There was no immediate official reaction to the report from Macron's office or the French Foreign Ministry.

Saudi Arabia, backed by other regional powers including Bahrain and the United Arab Emirates, broke off relations with Qatar in June last year, accusing the Gulf state of supporting radical Islamist groups and of being too close to Iran - Riyadh's arch-rival in the region.

They subsequently imposed economic sanctions on Qatar, which has consistently rejected the charges against it.

In an effort to ease its isolation, Qatar has sought new friends, including Russia.

In January, it announced that talks with Moscow on supplying the sophisticated S-400 system were at an "advanced stage".

Le Monde said that in the letter sent to the French president, Saudi King Salman had expressed his "deep concern" with the discussions between Doha and Moscow and warned about the risk of escalation.

Saudi Arabia "would be ready to take all necessary measures to eliminate this defence system, including military action," the newspaper wrote.

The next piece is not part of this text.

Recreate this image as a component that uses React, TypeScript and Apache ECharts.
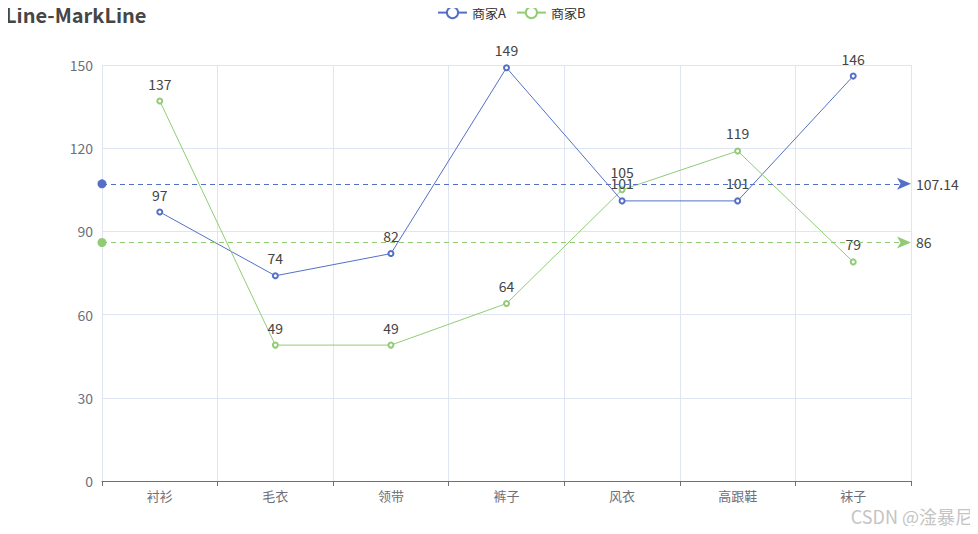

A year since the blockade of Qatar began, hostilities between the sides remain and in May Qatar ordered any goods from Saudi Arabia or the UAE to be removed from stores.

Bahrain’s Foreign Minister Sheikh Khalid bin Ahmed al-Khalifa also said last week, in an interview with the Saudi-owned Asharq al-Awsat newspaper, that there was no "glimmer of hope" for an end to the crisis.